DATA:
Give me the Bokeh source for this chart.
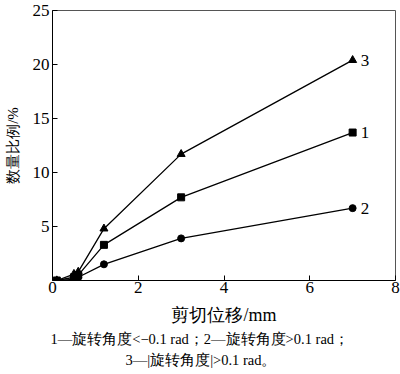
from bokeh.plotting import figure
from bokeh.models import Title, FixedTicker, ColumnDataSource
from bokeh.core.properties import value
from bokeh.embed import file_html
from bokeh.resources import INLINE

# data
shear = [0.1, 0.5, 0.6, 1.2, 3.0, 7.0]
s1 = [0.0, 0.3, 0.5, 3.3, 7.7, 13.7]   # rotation < -0.1 rad (square)
s2 = [0.0, 0.1, 0.3, 1.5, 3.9, 6.7]    # rotation > 0.1 rad (circle)
s3 = [0.0, 0.6, 0.8, 4.8, 11.7, 20.4]  # |rotation| > 0.1 rad (triangle)
series_names = ["1", "2", "3"]
x_ticks = [0, 2, 4, 6, 8]
y_ticks = [5, 10, 15, 20, 25]

SERIF = "Liberation Serif"

p = figure(width=400, height=374, x_range=(0, 8), y_range=(0, 25),
           output_backend="svg", toolbar_location=None,
           min_border_left=52, min_border_right=5, min_border_top=10,
           min_border_bottom=94)
p.background_fill_color = "white"
p.border_fill_color = "white"
p.grid.visible = False
p.outline_line_color = "#555555"
p.outline_line_width = 1

for ax in (p.xaxis[0], p.yaxis[0]):
    ax.major_tick_in = 5
    ax.major_tick_out = 0
    ax.minor_tick_line_color = None
    ax.axis_line_color = "black"
    ax.major_tick_line_color = "black"
    ax.major_label_text_font = SERIF
    ax.major_label_text_font_size = "17px"
    ax.major_label_text_color = "black"
    ax.axis_label_text_font = SERIF
    ax.axis_label_text_font_style = "normal"
    ax.axis_label_text_color = "black"

p.xaxis.ticker = FixedTicker(ticks=x_ticks)
p.yaxis.ticker = FixedTicker(ticks=y_ticks)
p.xaxis.major_label_standoff = 1
p.yaxis.major_label_standoff = 3
p.xaxis.axis_label = "剪切位移/mm"
p.yaxis.axis_label = "数量比例/%"
p.xaxis.axis_label_text_font_size = "18px"
p.yaxis.axis_label_text_font_size = "15px"
p.xaxis.axis_label_standoff = 9
p.yaxis.axis_label_standoff = 9

p.line(shear, s1, line_color="black", line_width=1.3)
p.scatter(shear, s1, marker="square", size=7, color="black")
p.line(shear, s2, line_color="black", line_width=1.3)
p.scatter(shear, s2, marker="circle", size=7, color="black")
p.line(shear, s3, line_color="black", line_width=1.3)
p.scatter(shear, s3, marker="triangle", size=8, color="black")

lab = ColumnDataSource(dict(x=[shear[-1]] * 3, y=[s1[-1], s2[-1], s3[-1]],
                            t=series_names))
p.text(x="x", y="y", text="t", source=lab, x_offset=8,
       text_font=value(SERIF), text_font_size="17px",
       text_baseline="middle", text_align="left", text_color="black")

cap1 = Title(text="1—旋转角度<−0.1 rad；2—旋转角度>0.1 rad；", align="left",
             text_font=SERIF, text_font_size="14.5px", text_font_style="normal",
             text_color="black", standoff=2, offset=-2)
cap2 = Title(text="3—|旋转角度|>0.1 rad。", align="left",
             text_font=SERIF, text_font_size="14.5px", text_font_style="normal",
             text_color="black", standoff=4, offset=73)
p.add_layout(cap1, "below")
p.add_layout(cap2, "below")

open("out.html", "w").write(file_html(p, INLINE))
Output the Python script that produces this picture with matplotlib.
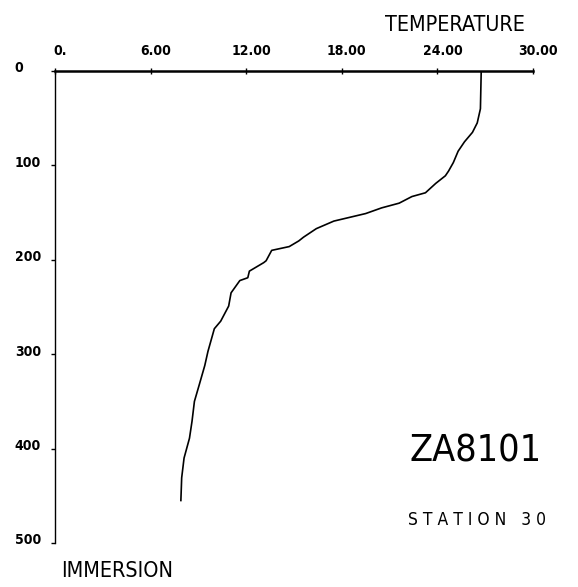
import matplotlib
matplotlib.use("Agg")
import matplotlib.pyplot as plt
import matplotlib.transforms as mtransforms

# Temperature profile
temperature = [26.75, 26.7, 26.5, 26.2, 25.7, 25.3, 25.0, 24.7, 24.5, 23.9, 23.25, 22.4, 21.6, 20.5,
               19.5, 18.5, 17.5, 16.4, 15.6, 15.3, 14.7, 13.6, 13.25, 13.1, 12.2,
               12.1, 11.6, 11.05, 10.9, 10.4, 10.0, 9.6, 9.4, 9.06, 8.75, 8.6,
               8.44, 8.1, 7.95, 7.9]
immersion = [0, 40, 55, 65, 75, 85, 97, 106, 111, 119, 129, 133, 140, 145,
             151, 155, 159, 167, 176, 180, 186, 190, 201, 203, 212,
             219, 222, 235, 249, 265, 273, 297, 312, 332, 350, 371,
             389, 410, 431, 455]

x_ticks = [0, 6, 12, 18, 24, 30]
x_tick_labels = ["0.", "6.00", "12.00", "18.00", "24.00", "30.00"]
y_ticks = [0, 100, 200, 300, 400, 500]
y_tick_labels = ["0", "100", "200", "300", "400", "500"]

FONT = "DejaVu Sans"
fig = plt.figure(figsize=(5.78, 5.87), dpi=100)
ax = fig.add_axes([55/578, 1 - 543/587, 478/578, 472/587])

ax.plot(temperature, immersion, color="black", lw=1.2)

ax.set_xlim(0, 30)
ax.set_ylim(500, 0)

for s in ["right", "bottom"]:
    ax.spines[s].set_visible(False)
ax.spines["top"].set_linewidth(1.8)
ax.spines["left"].set_linewidth(1.0)

ax.xaxis.tick_top()
ax.set_xticks(x_ticks)
ax.set_xticklabels(x_tick_labels, fontsize=10, fontweight="bold", family=FONT, fontstretch="condensed")
ax.tick_params(axis="x", direction="inout", length=5, width=1.0, pad=7)
for lab in ax.get_xticklabels():
    lab.set_transform(lab.get_transform() + mtransforms.ScaledTranslation(0.05, 0.0, fig.dpi_scale_trans))

ax.set_yticks(y_ticks)
ax.set_yticklabels(y_tick_labels, fontsize=10, fontweight="bold", family=FONT, fontstretch="condensed")
ax.tick_params(axis="y", direction="out", length=3, width=1.0, pad=26)
for lab in ax.get_yticklabels():
    lab.set_horizontalalignment("left")
    lab.set_transform(lab.get_transform() + mtransforms.ScaledTranslation(0.0, 0.04, fig.dpi_scale_trans))

fig.text(455/578, 1 - 25/587, "TEMPERATURE", fontsize=15.5, family=FONT, fontstretch="condensed",
         ha="center", va="center")
fig.text(117/578, 1 - 571/587, "IMMERSION", fontsize=15.5, family=FONT, fontstretch="condensed",
         ha="center", va="center")
fig.text(476/578, 1 - 452/587, "ZA8101", fontsize=27, family=FONT, fontstretch="condensed",
         ha="center", va="center")
fig.text(477/578, 1 - 520/587, "S T A T I O N   3 0", fontsize=12.5, family=FONT, fontstretch="condensed",
         ha="center", va="center")

fig.savefig("out.png", dpi=100, facecolor="white")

SHORT TASK: Copy whichever lines in the listing above contain the word "this".

TASK ANSWER:
Give me the Bokeh source for this chart.
Output the Python script that produces this picture with matplotlib.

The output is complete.